**The task**
Omit the images. Copy each entry word for word.

**Records for this task**

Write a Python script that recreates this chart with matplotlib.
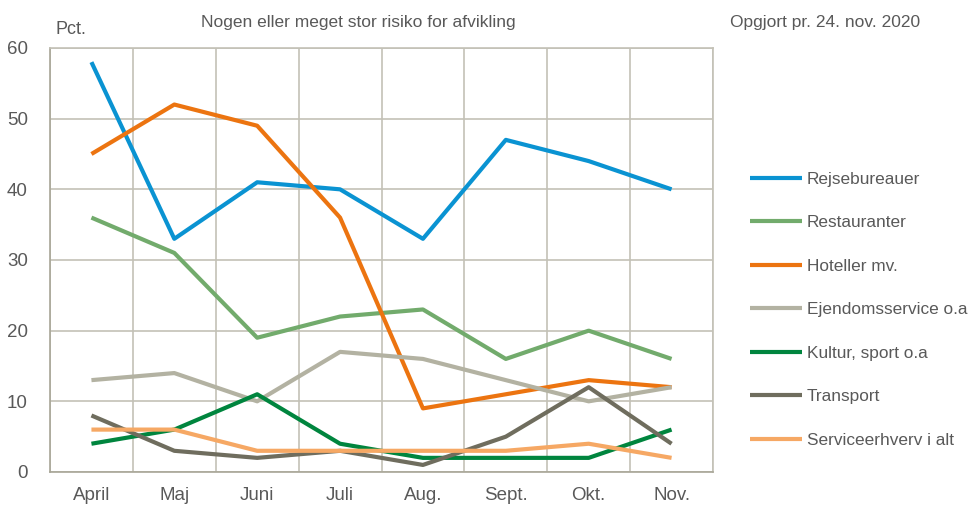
import numpy as np
import matplotlib.pyplot as plt

plt.rcParams['font.family'] = ['Liberation Sans', 'DejaVu Sans']

months = ["April", "Maj", "Juni", "Juli", "Aug.", "Sept.", "Okt.", "Nov."]

rejse = [58, 33, 41, 40, 33, 47, 44, 40]
restaurant = [36, 31, 19, 22, 23, 16, 20, 16]
hotel = [45, 52, 49, 36, 9, 11, 13, 12]
ejendom = [13, 14, 10, 17, 16, 13, 10, 12]
kultur = [4, 6, 11, 4, 2, 2, 2, 6]
transport = [8, 3, 2, 3, 1, 5, 12, 4]
service = [6, 6, 3, 3, 3, 3, 4, 2]

series = [
    ("Rejsebureauer", rejse, "#0A93D2"),
    ("Restauranter", restaurant, "#72AB6C"),
    ("Hoteller mv.", hotel, "#EC7410"),
    ("Ejendomsservice o.a", ejendom, "#B3B2A2"),
    ("Kultur, sport o.a", kultur, "#00853E"),
    ("Transport", transport, "#6F6D5E"),
    ("Serviceerhverv i alt", service, "#F6A864"),
]

grid_col = "#C3C1B6"
txt_col = "#595959"

fig = plt.figure(figsize=(9.71, 5.07), dpi=100)
ax = fig.add_axes([50 / 971, 1 - 472 / 507, 663 / 971, 424 / 507])

x = np.arange(len(months))
for name, vals, col in series:
    ax.plot(x, vals, color=col, lw=3, label=name, solid_capstyle="butt")

ax.set_xlim(-0.5, len(months) - 0.5)
ax.set_ylim(0, 60)
ax.set_yticks(range(0, 61, 10))
ax.set_xticks(x)
ax.set_xticklabels(months)
ax.set_xticks(np.arange(-0.5, len(months)), minor=True)
ax.grid(True, which="minor", axis="x", color=grid_col, lw=1.2)
ax.grid(True, which="major", axis="y", color=grid_col, lw=1.2)
ax.set_axisbelow(True)
ax.tick_params(axis="both", which="both", length=0, labelcolor=txt_col, labelsize=13.5)
ax.tick_params(axis="x", pad=11)
ax.tick_params(axis="y", pad=16)
for sp in ax.spines.values():
    sp.set_color(grid_col)
    sp.set_linewidth(1.2)
for sp in ["left", "bottom"]:
    ax.spines[sp].set_color("#A8A697")

fig.text(55 / 971, 1 - 30 / 507, "Pct.", color=txt_col, fontsize=13, va="center")
fig.text(358 / 971, 1 - 22 / 507, "Nogen eller meget stor risiko for afvikling",
         color=txt_col, fontsize=12.5, ha="center", va="center")
fig.text(825 / 971, 1 - 22 / 507, "Opgjort pr. 24. nov. 2020",
         color=txt_col, fontsize=12.5, ha="center", va="center")

leg = ax.legend(loc="upper left", bbox_to_anchor=(743 / 971, 1 - 165 / 507),
                bbox_transform=fig.transFigure, frameon=False, fontsize=12.4,
                labelspacing=1.65, handlelength=3.05, handletextpad=0.25,
                borderaxespad=0)
for t in leg.get_texts():
    t.set_color(txt_col)

fig.savefig("out.png", dpi=100)
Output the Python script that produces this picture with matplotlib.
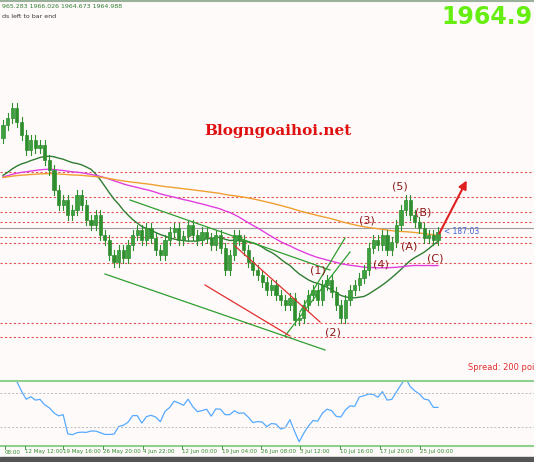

**Written answer**
Write a Python script that recreates this chart with matplotlib.
import numpy as np
import matplotlib.pyplot as plt

plt.rcParams['font.family'] = ['Liberation Sans', 'DejaVu Sans']

months = ["April", "Maj", "Juni", "Juli", "Aug.", "Sept.", "Okt.", "Nov."]

rejse = [58, 33, 41, 40, 33, 47, 44, 40]
restaurant = [36, 31, 19, 22, 23, 16, 20, 16]
hotel = [45, 52, 49, 36, 9, 11, 13, 12]
ejendom = [13, 14, 10, 17, 16, 13, 10, 12]
kultur = [4, 6, 11, 4, 2, 2, 2, 6]
transport = [8, 3, 2, 3, 1, 5, 12, 4]
service = [6, 6, 3, 3, 3, 3, 4, 2]

series = [
    ("Rejsebureauer", rejse, "#0A93D2"),
    ("Restauranter", restaurant, "#72AB6C"),
    ("Hoteller mv.", hotel, "#EC7410"),
    ("Ejendomsservice o.a", ejendom, "#B3B2A2"),
    ("Kultur, sport o.a", kultur, "#00853E"),
    ("Transport", transport, "#6F6D5E"),
    ("Serviceerhverv i alt", service, "#F6A864"),
]

grid_col = "#C3C1B6"
txt_col = "#595959"

fig = plt.figure(figsize=(9.71, 5.07), dpi=100)
ax = fig.add_axes([50 / 971, 1 - 472 / 507, 663 / 971, 424 / 507])

x = np.arange(len(months))
for name, vals, col in series:
    ax.plot(x, vals, color=col, lw=3, label=name, solid_capstyle="butt")

ax.set_xlim(-0.5, len(months) - 0.5)
ax.set_ylim(0, 60)
ax.set_yticks(range(0, 61, 10))
ax.set_xticks(x)
ax.set_xticklabels(months)
ax.set_xticks(np.arange(-0.5, len(months)), minor=True)
ax.grid(True, which="minor", axis="x", color=grid_col, lw=1.2)
ax.grid(True, which="major", axis="y", color=grid_col, lw=1.2)
ax.set_axisbelow(True)
ax.tick_params(axis="both", which="both", length=0, labelcolor=txt_col, labelsize=13.5)
ax.tick_params(axis="x", pad=11)
ax.tick_params(axis="y", pad=16)
for sp in ax.spines.values():
    sp.set_color(grid_col)
    sp.set_linewidth(1.2)
for sp in ["left", "bottom"]:
    ax.spines[sp].set_color("#A8A697")

fig.text(55 / 971, 1 - 30 / 507, "Pct.", color=txt_col, fontsize=13, va="center")
fig.text(358 / 971, 1 - 22 / 507, "Nogen eller meget stor risiko for afvikling",
         color=txt_col, fontsize=12.5, ha="center", va="center")
fig.text(825 / 971, 1 - 22 / 507, "Opgjort pr. 24. nov. 2020",
         color=txt_col, fontsize=12.5, ha="center", va="center")

leg = ax.legend(loc="upper left", bbox_to_anchor=(743 / 971, 1 - 165 / 507),
                bbox_transform=fig.transFigure, frameon=False, fontsize=12.4,
                labelspacing=1.65, handlelength=3.05, handletextpad=0.25,
                borderaxespad=0)
for t in leg.get_texts():
    t.set_color(txt_col)

fig.savefig("out.png", dpi=100)
Output the Python script that produces this picture with matplotlib.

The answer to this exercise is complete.